Given problem: Reproduce all lines of the listing below in which the word "this" occurs.

Stored rows:
== == ==

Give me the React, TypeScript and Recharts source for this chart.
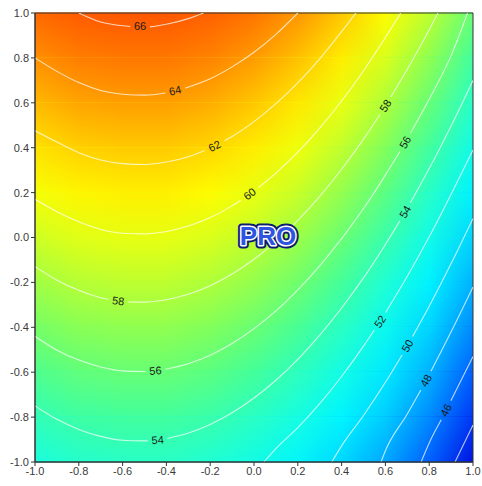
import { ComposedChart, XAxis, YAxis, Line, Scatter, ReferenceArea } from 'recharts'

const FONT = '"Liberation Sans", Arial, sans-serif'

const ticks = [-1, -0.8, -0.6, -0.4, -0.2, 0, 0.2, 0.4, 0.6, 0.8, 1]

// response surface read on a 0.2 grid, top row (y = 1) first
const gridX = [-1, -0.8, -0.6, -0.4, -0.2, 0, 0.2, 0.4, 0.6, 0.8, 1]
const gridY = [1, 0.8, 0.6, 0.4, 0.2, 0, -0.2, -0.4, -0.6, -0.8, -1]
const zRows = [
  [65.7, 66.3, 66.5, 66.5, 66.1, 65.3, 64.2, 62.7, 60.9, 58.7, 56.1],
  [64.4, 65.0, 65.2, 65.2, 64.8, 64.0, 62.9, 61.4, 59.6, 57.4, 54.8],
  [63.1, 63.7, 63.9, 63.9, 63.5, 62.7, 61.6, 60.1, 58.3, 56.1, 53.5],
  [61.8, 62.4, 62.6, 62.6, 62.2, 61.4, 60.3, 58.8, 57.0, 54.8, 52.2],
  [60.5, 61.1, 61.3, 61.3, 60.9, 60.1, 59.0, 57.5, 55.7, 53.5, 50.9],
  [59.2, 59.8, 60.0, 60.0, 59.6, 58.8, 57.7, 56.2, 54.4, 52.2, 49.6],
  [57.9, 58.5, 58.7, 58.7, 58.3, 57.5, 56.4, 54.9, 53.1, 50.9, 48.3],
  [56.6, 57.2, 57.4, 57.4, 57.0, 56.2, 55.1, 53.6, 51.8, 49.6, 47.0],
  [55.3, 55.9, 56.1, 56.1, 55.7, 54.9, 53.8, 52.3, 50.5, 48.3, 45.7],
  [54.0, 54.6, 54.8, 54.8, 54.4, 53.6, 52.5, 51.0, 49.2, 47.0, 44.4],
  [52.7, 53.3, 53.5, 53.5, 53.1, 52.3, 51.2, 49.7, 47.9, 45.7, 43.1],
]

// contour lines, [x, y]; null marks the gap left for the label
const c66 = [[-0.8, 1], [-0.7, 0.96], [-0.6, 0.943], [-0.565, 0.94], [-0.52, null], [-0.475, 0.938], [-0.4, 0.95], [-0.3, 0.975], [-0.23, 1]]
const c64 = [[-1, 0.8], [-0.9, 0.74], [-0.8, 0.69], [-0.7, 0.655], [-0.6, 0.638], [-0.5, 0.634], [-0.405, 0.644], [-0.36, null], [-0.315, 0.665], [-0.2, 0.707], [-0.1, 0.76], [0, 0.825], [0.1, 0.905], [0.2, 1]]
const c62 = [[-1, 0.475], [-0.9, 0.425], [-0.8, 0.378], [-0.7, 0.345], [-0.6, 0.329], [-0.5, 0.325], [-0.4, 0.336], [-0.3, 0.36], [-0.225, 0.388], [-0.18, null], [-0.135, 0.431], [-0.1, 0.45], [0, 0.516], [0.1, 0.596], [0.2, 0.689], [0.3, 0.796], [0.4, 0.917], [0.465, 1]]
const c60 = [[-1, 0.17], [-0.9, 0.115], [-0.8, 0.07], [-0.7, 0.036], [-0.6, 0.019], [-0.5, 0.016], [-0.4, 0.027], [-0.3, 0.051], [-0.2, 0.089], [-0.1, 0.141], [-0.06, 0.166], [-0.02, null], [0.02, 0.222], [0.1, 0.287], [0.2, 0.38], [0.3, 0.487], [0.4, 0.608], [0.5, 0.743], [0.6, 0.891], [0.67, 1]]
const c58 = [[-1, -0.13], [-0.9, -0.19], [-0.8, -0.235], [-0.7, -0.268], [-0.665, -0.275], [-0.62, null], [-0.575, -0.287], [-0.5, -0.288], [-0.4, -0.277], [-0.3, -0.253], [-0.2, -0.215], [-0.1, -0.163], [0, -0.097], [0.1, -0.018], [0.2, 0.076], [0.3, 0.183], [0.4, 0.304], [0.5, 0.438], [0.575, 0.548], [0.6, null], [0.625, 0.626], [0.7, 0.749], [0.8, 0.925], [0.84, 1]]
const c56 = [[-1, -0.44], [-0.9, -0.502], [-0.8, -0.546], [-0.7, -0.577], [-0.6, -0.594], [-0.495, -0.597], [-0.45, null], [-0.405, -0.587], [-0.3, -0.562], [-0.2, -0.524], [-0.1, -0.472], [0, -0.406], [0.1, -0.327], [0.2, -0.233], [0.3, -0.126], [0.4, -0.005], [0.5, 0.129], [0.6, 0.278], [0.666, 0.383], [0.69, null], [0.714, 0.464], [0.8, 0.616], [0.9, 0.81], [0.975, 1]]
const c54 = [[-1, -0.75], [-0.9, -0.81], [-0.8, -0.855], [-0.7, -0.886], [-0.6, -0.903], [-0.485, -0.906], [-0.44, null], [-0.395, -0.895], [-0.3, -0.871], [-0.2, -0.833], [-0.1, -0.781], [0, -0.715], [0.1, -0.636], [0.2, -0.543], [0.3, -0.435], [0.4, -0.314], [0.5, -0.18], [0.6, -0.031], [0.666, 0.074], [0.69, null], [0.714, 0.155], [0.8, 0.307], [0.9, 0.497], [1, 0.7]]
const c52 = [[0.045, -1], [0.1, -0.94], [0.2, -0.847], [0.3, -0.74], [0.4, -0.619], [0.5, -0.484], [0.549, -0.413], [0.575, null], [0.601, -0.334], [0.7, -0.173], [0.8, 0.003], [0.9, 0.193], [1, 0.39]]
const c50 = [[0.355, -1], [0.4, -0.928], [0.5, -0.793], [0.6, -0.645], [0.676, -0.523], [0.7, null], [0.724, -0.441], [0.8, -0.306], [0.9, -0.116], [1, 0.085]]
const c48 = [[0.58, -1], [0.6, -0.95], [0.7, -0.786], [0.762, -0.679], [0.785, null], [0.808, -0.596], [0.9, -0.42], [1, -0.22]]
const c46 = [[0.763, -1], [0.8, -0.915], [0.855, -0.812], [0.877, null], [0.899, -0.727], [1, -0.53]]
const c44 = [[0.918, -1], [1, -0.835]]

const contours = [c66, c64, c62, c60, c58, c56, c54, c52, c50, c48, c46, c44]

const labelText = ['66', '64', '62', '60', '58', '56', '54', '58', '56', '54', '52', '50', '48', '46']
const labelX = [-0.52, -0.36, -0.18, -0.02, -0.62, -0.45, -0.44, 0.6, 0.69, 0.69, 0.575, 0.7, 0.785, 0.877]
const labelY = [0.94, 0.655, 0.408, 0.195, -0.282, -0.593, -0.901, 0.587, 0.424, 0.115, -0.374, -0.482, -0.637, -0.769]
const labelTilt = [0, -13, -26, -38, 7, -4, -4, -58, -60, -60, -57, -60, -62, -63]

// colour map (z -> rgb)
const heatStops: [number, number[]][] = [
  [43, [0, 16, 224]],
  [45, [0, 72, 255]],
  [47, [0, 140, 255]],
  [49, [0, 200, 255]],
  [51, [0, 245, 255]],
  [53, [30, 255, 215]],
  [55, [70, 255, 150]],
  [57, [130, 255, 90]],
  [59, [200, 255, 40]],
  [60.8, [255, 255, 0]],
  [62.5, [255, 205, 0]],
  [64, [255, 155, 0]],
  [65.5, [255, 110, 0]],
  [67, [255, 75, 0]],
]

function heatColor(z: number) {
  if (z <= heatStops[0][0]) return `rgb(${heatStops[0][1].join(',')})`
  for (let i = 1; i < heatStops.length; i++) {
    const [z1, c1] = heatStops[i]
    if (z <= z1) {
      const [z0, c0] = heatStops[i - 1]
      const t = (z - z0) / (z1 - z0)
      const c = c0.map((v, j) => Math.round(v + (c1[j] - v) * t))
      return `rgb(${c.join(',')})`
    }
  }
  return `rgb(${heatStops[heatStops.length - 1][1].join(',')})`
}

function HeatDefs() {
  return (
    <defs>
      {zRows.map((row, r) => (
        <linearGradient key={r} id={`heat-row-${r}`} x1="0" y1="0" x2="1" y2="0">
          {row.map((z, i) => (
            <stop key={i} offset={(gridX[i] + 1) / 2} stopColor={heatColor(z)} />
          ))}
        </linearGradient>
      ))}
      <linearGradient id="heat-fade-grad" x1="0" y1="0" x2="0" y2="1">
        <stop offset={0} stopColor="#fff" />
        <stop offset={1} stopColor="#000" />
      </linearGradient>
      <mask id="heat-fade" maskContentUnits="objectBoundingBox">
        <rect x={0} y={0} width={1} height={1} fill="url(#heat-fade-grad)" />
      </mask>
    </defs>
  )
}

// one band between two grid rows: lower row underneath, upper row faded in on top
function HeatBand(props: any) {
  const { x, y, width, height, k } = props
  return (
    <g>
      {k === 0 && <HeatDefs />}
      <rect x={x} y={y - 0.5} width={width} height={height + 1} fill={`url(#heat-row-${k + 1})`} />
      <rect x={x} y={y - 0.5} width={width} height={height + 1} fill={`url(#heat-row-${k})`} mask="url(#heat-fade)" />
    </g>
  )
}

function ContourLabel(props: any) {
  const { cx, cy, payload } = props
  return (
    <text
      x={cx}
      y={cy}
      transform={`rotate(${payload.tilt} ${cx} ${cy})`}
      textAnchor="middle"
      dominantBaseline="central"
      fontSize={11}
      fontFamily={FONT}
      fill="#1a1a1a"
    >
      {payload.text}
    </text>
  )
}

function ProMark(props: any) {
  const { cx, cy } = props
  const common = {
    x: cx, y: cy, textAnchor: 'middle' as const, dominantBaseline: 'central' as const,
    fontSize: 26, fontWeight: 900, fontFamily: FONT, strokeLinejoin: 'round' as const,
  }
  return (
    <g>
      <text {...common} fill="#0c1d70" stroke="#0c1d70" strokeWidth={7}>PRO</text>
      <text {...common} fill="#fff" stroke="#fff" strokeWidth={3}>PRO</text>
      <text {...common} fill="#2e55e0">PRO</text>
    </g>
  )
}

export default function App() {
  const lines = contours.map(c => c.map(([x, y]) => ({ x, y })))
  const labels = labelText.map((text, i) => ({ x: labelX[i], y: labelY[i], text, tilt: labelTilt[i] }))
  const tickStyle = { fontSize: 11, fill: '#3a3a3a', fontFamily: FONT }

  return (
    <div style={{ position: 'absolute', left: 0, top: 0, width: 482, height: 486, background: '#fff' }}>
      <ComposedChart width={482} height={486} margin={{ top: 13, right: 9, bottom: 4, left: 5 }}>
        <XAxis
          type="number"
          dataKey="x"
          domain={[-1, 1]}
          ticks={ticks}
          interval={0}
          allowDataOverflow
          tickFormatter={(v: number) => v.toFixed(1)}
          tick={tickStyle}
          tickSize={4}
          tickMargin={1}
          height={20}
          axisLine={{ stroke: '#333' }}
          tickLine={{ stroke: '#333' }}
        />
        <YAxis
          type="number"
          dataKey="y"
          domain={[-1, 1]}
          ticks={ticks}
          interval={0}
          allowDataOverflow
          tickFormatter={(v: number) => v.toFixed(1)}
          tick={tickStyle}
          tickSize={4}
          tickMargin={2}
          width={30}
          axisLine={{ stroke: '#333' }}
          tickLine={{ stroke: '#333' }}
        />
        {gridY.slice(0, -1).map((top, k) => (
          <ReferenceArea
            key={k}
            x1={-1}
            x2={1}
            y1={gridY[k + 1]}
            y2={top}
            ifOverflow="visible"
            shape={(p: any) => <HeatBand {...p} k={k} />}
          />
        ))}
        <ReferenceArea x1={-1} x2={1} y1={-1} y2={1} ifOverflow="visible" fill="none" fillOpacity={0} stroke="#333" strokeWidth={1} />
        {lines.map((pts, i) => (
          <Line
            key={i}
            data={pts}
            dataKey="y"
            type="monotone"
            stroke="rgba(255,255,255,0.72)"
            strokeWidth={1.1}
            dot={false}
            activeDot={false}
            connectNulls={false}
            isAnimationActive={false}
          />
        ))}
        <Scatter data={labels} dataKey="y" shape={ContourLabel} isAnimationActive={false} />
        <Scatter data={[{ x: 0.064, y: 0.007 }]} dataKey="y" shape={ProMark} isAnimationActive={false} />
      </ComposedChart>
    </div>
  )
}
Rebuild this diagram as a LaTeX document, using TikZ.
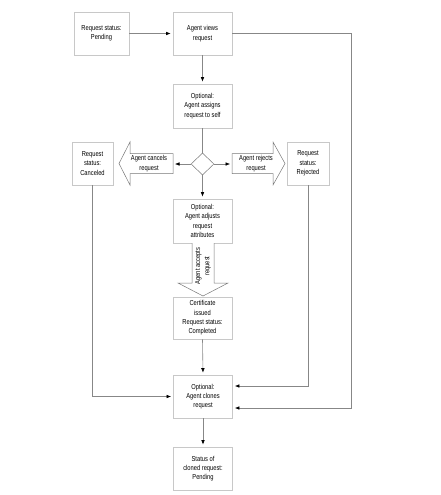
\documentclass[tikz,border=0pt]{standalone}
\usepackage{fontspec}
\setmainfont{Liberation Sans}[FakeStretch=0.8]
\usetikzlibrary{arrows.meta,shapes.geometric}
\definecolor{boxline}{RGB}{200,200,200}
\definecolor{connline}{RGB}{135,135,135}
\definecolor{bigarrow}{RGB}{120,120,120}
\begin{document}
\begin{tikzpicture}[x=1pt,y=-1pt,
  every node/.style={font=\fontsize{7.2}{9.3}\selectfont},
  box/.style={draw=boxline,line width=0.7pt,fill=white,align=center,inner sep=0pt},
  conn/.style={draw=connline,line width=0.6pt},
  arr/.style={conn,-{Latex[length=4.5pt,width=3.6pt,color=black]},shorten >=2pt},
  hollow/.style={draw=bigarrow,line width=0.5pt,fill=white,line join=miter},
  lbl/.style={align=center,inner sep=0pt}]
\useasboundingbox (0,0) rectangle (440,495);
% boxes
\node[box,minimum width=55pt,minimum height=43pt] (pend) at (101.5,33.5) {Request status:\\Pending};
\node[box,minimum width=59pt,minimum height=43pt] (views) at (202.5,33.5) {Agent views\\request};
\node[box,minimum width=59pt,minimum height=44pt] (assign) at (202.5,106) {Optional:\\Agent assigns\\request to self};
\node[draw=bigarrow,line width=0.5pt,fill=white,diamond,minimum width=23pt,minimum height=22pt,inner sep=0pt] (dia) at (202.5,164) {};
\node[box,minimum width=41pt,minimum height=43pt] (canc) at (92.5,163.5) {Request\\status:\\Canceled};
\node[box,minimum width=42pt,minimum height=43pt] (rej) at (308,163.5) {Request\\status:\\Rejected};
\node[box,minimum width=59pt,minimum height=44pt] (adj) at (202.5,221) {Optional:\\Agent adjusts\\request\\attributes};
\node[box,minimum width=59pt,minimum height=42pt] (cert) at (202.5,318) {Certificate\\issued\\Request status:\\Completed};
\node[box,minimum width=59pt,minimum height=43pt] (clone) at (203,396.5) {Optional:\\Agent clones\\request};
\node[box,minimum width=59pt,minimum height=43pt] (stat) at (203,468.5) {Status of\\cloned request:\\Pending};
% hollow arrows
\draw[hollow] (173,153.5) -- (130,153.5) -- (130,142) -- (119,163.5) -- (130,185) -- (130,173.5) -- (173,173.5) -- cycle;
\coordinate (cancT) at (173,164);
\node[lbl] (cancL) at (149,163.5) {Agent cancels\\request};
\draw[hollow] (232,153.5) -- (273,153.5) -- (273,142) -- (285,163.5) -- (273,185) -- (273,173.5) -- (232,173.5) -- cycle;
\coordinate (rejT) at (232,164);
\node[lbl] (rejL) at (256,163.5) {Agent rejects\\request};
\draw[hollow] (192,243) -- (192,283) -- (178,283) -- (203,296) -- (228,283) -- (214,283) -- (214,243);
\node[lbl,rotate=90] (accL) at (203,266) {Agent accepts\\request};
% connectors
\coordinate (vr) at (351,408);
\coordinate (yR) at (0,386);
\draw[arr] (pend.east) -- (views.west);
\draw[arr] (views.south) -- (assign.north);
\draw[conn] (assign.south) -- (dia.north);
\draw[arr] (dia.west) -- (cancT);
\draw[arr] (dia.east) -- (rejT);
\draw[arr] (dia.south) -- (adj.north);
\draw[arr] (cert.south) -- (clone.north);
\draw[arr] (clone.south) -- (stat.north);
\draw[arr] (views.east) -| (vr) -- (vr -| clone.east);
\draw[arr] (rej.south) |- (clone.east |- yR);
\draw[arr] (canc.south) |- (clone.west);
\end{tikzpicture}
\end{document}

== == ==

Final result:
Give me the React, TypeScript and Recharts source for this chart.
Rebuild this diagram as a LaTeX document, using TikZ.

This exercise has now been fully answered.